:: Source material
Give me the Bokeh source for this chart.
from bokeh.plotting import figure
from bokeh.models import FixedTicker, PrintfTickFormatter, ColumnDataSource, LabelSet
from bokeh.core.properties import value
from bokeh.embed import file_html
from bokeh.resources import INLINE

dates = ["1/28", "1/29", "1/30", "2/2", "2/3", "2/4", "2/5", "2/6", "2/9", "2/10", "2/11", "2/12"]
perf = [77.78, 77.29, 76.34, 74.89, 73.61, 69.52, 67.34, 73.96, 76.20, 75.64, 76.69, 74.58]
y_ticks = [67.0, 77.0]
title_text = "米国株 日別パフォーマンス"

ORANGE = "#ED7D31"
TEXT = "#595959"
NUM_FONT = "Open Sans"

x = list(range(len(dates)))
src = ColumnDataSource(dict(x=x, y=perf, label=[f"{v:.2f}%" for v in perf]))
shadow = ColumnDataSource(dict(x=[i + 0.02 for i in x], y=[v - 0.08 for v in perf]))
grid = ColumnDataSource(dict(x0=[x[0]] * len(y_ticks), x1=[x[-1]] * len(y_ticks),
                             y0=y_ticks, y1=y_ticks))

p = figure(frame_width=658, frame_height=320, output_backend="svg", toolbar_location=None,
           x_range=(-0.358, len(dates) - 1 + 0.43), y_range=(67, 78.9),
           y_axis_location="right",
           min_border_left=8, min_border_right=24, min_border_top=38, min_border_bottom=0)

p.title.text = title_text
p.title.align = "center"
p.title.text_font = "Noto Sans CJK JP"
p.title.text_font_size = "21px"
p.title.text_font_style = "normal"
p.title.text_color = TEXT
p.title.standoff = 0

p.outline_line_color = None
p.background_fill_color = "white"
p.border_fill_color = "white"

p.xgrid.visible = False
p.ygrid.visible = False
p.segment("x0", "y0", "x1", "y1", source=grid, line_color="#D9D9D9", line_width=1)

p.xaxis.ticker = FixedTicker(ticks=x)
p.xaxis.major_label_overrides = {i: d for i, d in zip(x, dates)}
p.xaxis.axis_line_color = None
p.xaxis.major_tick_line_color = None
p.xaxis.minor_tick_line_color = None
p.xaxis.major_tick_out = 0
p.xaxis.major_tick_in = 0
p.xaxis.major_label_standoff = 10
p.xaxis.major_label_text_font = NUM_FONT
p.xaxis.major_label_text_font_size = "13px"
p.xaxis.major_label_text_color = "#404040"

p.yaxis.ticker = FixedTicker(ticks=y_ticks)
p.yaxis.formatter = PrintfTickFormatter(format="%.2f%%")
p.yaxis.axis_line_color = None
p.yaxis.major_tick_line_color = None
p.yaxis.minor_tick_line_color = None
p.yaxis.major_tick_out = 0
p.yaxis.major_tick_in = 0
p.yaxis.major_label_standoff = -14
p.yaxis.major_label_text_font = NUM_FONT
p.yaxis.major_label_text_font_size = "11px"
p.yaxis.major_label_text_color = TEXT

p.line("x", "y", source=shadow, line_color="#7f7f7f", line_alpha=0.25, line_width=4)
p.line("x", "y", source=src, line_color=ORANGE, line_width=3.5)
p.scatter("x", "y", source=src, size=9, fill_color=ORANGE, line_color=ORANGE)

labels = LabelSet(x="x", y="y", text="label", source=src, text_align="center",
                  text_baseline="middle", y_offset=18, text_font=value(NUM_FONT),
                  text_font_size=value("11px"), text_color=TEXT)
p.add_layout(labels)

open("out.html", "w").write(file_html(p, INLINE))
::::
:: Source material
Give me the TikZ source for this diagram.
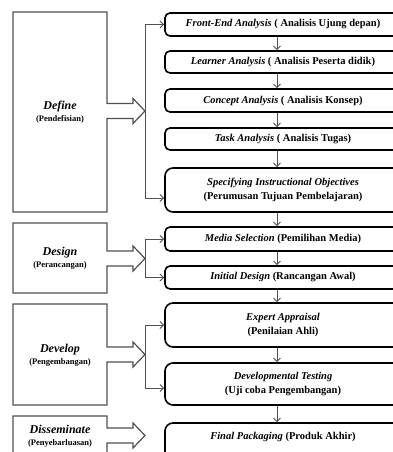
::::
:: Source material
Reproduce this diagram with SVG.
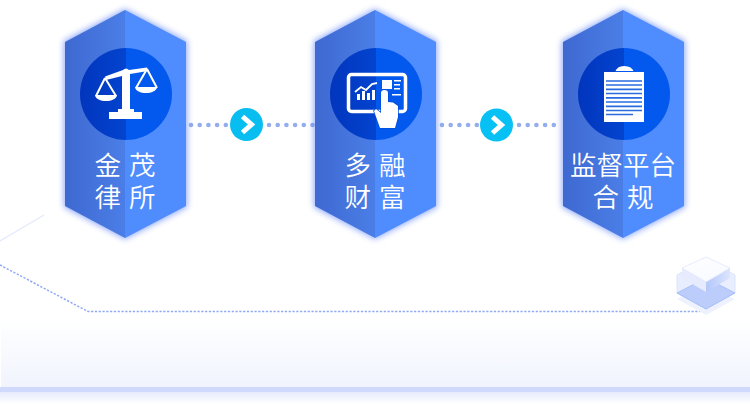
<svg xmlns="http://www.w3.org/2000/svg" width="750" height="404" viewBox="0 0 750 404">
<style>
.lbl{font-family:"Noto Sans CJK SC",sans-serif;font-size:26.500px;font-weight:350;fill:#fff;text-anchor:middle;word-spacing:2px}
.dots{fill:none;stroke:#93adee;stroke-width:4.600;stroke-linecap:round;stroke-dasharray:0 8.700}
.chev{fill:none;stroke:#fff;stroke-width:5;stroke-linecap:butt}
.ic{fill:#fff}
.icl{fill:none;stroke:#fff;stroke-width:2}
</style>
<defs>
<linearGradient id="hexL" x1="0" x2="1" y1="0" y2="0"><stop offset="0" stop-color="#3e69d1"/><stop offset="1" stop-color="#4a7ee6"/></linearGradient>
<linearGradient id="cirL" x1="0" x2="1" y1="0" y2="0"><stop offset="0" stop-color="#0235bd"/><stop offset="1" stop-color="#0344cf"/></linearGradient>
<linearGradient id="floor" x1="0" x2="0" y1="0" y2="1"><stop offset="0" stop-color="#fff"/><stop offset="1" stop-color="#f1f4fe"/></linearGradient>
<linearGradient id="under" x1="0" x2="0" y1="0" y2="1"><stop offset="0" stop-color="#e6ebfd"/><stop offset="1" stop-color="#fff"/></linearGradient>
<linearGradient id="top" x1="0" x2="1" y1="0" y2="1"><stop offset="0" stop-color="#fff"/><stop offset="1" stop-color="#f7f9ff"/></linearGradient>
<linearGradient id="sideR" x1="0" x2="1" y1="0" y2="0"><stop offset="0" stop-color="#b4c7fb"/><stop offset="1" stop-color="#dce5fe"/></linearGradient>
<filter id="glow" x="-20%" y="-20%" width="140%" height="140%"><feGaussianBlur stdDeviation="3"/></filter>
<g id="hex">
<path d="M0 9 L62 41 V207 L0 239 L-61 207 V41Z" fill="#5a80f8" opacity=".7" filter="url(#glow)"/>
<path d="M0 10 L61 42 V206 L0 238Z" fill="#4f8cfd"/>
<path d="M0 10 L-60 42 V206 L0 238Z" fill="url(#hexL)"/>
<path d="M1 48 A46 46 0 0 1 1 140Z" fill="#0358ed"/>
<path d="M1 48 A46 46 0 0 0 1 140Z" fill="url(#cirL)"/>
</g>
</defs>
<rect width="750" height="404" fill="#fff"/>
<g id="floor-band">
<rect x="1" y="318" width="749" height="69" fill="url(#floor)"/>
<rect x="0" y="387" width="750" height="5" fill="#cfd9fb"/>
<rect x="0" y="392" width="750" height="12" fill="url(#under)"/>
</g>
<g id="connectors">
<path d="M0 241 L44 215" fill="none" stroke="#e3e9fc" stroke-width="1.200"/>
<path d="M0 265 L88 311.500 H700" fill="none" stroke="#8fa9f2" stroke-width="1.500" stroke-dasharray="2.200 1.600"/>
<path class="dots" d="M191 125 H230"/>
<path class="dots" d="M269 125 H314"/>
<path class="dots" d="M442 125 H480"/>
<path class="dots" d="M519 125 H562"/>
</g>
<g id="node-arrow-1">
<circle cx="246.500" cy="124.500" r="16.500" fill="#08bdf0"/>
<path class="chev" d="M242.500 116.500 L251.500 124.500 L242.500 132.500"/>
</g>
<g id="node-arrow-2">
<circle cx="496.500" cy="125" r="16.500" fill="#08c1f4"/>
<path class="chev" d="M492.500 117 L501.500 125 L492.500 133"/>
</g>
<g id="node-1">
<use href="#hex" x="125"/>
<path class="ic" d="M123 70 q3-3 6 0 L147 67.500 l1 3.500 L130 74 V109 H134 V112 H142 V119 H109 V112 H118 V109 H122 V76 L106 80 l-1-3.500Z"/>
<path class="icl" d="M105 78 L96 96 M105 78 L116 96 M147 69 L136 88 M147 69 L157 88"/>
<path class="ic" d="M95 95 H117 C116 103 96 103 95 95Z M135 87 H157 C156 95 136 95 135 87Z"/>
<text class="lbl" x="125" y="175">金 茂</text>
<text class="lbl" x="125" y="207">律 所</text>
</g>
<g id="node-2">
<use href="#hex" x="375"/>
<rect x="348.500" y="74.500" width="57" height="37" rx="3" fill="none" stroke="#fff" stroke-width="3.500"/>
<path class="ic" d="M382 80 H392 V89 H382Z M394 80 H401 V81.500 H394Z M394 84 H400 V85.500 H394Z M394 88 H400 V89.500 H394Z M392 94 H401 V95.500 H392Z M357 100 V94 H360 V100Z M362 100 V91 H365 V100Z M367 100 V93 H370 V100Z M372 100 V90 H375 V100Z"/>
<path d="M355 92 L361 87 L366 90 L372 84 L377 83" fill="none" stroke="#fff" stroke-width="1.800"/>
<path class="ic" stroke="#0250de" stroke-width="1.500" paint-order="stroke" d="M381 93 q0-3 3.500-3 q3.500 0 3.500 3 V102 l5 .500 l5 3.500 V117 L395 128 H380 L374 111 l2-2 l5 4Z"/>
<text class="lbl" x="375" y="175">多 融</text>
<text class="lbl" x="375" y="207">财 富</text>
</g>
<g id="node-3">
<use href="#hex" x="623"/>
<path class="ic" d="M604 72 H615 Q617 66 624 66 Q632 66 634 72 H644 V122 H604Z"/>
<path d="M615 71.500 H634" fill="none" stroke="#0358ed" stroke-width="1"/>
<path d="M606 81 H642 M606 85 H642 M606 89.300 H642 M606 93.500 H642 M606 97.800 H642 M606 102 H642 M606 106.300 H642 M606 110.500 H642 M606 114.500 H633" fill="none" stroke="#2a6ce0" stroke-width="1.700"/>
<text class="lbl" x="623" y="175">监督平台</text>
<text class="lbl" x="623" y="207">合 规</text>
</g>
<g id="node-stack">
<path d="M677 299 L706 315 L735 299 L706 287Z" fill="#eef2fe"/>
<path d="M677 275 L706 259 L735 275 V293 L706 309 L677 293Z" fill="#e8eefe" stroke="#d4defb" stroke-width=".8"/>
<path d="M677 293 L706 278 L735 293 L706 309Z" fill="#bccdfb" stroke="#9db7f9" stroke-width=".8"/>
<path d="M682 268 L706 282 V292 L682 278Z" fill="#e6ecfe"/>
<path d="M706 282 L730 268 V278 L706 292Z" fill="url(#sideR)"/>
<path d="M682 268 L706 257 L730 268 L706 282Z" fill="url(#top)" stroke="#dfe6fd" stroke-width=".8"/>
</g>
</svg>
::::
#### [What is required]
Copy every line in the records above that contains the word "diagram".

#### [Written reply]
Give me the TikZ source for this diagram.
Reproduce this diagram with SVG.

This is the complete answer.